> _THE TASK_
Make an exact copy, from the records below, of the lines from the line containing "Write the seaborn" to the line containing "ax = fig.add_axes([0.1174, 0.1066, 0.8559, 0.8422])", both lines included, excluding pictures.

Entries with chart source code

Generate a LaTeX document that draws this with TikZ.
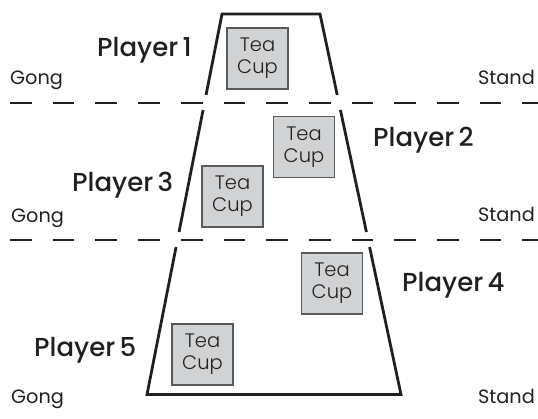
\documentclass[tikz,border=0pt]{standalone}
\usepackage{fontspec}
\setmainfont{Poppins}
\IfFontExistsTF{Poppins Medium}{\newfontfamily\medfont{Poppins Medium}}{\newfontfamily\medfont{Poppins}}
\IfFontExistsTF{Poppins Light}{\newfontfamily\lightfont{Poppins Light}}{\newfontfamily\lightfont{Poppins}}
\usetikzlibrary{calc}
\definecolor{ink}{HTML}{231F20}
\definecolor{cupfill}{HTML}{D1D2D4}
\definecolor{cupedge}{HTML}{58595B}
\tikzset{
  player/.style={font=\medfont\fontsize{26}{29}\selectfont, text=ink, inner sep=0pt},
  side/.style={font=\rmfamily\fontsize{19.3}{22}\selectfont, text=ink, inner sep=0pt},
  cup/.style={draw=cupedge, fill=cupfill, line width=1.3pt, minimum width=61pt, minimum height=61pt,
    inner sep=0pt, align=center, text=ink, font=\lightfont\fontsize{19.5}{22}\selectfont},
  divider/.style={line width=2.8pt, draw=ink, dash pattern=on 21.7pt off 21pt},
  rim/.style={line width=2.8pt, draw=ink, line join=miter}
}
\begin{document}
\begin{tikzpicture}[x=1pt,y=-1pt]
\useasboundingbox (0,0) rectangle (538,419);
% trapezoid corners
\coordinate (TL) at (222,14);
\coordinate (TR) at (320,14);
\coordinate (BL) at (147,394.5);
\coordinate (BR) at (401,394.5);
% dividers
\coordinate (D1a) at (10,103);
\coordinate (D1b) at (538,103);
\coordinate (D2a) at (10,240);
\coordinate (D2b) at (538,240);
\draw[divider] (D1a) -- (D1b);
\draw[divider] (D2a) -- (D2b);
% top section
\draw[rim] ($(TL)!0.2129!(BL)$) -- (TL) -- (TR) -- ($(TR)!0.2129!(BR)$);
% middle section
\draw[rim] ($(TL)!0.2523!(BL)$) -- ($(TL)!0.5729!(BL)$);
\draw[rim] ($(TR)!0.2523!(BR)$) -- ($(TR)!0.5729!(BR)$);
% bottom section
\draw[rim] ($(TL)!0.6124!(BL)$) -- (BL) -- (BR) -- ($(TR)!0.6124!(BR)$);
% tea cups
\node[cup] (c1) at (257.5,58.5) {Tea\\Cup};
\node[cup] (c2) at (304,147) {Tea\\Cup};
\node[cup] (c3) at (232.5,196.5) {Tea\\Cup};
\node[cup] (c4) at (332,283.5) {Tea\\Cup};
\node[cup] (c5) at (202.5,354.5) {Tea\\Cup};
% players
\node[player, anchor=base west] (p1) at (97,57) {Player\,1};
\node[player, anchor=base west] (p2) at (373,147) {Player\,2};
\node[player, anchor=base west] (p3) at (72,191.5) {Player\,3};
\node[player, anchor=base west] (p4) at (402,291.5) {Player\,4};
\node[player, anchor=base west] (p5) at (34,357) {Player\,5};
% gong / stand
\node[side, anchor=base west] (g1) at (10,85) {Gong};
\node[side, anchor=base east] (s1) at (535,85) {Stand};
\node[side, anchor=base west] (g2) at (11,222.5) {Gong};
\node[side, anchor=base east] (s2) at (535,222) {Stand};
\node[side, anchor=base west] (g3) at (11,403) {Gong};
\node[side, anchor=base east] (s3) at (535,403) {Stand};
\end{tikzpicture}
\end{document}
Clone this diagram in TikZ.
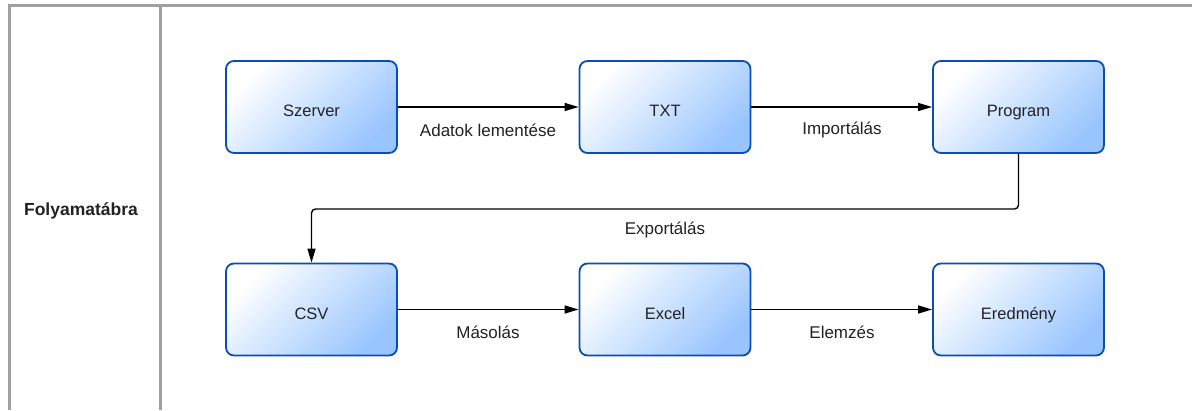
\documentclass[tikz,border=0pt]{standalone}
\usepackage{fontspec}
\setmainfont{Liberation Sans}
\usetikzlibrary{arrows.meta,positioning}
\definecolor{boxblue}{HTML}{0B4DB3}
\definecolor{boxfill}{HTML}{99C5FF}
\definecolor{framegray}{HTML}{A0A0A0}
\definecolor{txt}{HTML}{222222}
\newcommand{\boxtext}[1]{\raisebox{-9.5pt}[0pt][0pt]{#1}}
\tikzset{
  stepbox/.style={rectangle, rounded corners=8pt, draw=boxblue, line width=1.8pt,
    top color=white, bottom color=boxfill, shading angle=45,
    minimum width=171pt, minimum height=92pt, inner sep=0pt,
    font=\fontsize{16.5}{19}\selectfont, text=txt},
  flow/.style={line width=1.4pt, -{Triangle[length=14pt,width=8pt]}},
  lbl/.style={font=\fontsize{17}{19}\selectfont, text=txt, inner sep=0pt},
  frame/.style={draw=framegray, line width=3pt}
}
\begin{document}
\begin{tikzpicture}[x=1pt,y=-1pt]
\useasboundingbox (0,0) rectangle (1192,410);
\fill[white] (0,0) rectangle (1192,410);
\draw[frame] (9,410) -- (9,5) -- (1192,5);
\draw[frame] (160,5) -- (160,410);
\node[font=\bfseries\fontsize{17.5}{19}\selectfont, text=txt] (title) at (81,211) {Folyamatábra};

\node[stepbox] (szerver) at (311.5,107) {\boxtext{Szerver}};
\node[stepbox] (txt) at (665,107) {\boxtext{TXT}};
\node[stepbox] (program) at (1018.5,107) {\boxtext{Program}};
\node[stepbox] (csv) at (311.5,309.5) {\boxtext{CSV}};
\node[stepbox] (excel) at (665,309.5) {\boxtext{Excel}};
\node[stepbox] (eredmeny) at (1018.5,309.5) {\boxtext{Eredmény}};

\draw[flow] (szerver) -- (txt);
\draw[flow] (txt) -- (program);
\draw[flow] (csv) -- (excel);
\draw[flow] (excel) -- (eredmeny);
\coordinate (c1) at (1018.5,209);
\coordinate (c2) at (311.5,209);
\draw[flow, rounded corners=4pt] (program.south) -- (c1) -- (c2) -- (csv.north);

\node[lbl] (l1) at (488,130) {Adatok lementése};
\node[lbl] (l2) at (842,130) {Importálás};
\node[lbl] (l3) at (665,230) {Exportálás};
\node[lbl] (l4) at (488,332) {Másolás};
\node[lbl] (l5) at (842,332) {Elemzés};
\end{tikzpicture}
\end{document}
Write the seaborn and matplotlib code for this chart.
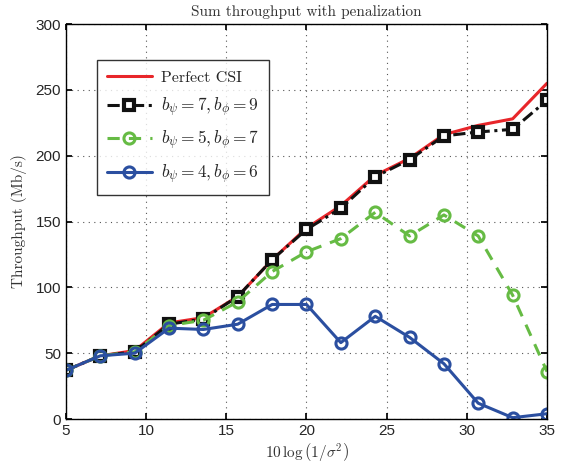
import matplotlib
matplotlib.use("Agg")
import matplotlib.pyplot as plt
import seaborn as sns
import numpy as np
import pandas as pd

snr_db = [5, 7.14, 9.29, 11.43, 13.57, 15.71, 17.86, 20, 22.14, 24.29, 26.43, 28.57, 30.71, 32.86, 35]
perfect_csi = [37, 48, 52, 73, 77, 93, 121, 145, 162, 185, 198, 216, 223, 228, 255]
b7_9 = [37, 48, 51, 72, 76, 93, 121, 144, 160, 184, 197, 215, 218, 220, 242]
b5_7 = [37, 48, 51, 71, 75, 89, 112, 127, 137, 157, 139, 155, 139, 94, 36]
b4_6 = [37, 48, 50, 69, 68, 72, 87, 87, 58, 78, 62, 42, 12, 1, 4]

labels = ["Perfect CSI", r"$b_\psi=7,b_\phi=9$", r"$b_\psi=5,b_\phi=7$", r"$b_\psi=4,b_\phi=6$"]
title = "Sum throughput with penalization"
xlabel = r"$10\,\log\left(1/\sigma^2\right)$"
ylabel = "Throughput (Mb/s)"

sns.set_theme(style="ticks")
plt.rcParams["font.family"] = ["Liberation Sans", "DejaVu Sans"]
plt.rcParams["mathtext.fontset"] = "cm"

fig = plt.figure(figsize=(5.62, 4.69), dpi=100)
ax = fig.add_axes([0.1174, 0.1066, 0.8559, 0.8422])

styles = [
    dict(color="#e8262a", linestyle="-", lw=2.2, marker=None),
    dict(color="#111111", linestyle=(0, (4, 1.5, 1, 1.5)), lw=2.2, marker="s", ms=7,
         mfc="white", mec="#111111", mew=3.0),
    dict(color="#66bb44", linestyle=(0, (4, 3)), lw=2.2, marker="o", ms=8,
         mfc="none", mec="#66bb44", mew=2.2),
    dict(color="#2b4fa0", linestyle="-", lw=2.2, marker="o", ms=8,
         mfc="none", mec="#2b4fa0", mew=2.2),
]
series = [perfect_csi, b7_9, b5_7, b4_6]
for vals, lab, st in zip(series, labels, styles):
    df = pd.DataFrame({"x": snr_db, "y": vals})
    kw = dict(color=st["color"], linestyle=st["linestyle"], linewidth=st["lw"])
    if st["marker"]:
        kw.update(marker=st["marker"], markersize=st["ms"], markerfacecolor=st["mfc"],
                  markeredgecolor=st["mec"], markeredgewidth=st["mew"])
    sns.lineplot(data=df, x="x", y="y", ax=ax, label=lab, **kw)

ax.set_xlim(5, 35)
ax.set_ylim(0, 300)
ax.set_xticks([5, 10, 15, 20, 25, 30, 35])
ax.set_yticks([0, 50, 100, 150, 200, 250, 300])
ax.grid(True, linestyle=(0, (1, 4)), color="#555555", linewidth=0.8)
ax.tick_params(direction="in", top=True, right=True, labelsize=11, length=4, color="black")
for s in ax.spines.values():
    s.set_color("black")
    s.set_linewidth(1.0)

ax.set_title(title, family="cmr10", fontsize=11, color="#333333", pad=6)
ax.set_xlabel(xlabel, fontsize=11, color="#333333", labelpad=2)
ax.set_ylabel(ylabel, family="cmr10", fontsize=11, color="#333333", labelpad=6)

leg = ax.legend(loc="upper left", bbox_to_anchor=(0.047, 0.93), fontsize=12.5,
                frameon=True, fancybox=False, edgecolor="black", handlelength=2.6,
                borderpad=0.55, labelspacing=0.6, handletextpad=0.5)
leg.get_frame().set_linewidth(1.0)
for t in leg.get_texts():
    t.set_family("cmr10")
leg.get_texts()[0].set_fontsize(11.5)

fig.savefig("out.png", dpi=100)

> _RESULT FOR THIS TASK_
Write the seaborn and matplotlib code for this chart.
import matplotlib
matplotlib.use("Agg")
import matplotlib.pyplot as plt
import seaborn as sns
import numpy as np
import pandas as pd

snr_db = [5, 7.14, 9.29, 11.43, 13.57, 15.71, 17.86, 20, 22.14, 24.29, 26.43, 28.57, 30.71, 32.86, 35]
perfect_csi = [37, 48, 52, 73, 77, 93, 121, 145, 162, 185, 198, 216, 223, 228, 255]
b7_9 = [37, 48, 51, 72, 76, 93, 121, 144, 160, 184, 197, 215, 218, 220, 242]
b5_7 = [37, 48, 51, 71, 75, 89, 112, 127, 137, 157, 139, 155, 139, 94, 36]
b4_6 = [37, 48, 50, 69, 68, 72, 87, 87, 58, 78, 62, 42, 12, 1, 4]

labels = ["Perfect CSI", r"$b_\psi=7,b_\phi=9$", r"$b_\psi=5,b_\phi=7$", r"$b_\psi=4,b_\phi=6$"]
title = "Sum throughput with penalization"
xlabel = r"$10\,\log\left(1/\sigma^2\right)$"
ylabel = "Throughput (Mb/s)"

sns.set_theme(style="ticks")
plt.rcParams["font.family"] = ["Liberation Sans", "DejaVu Sans"]
plt.rcParams["mathtext.fontset"] = "cm"

fig = plt.figure(figsize=(5.62, 4.69), dpi=100)
ax = fig.add_axes([0.1174, 0.1066, 0.8559, 0.8422])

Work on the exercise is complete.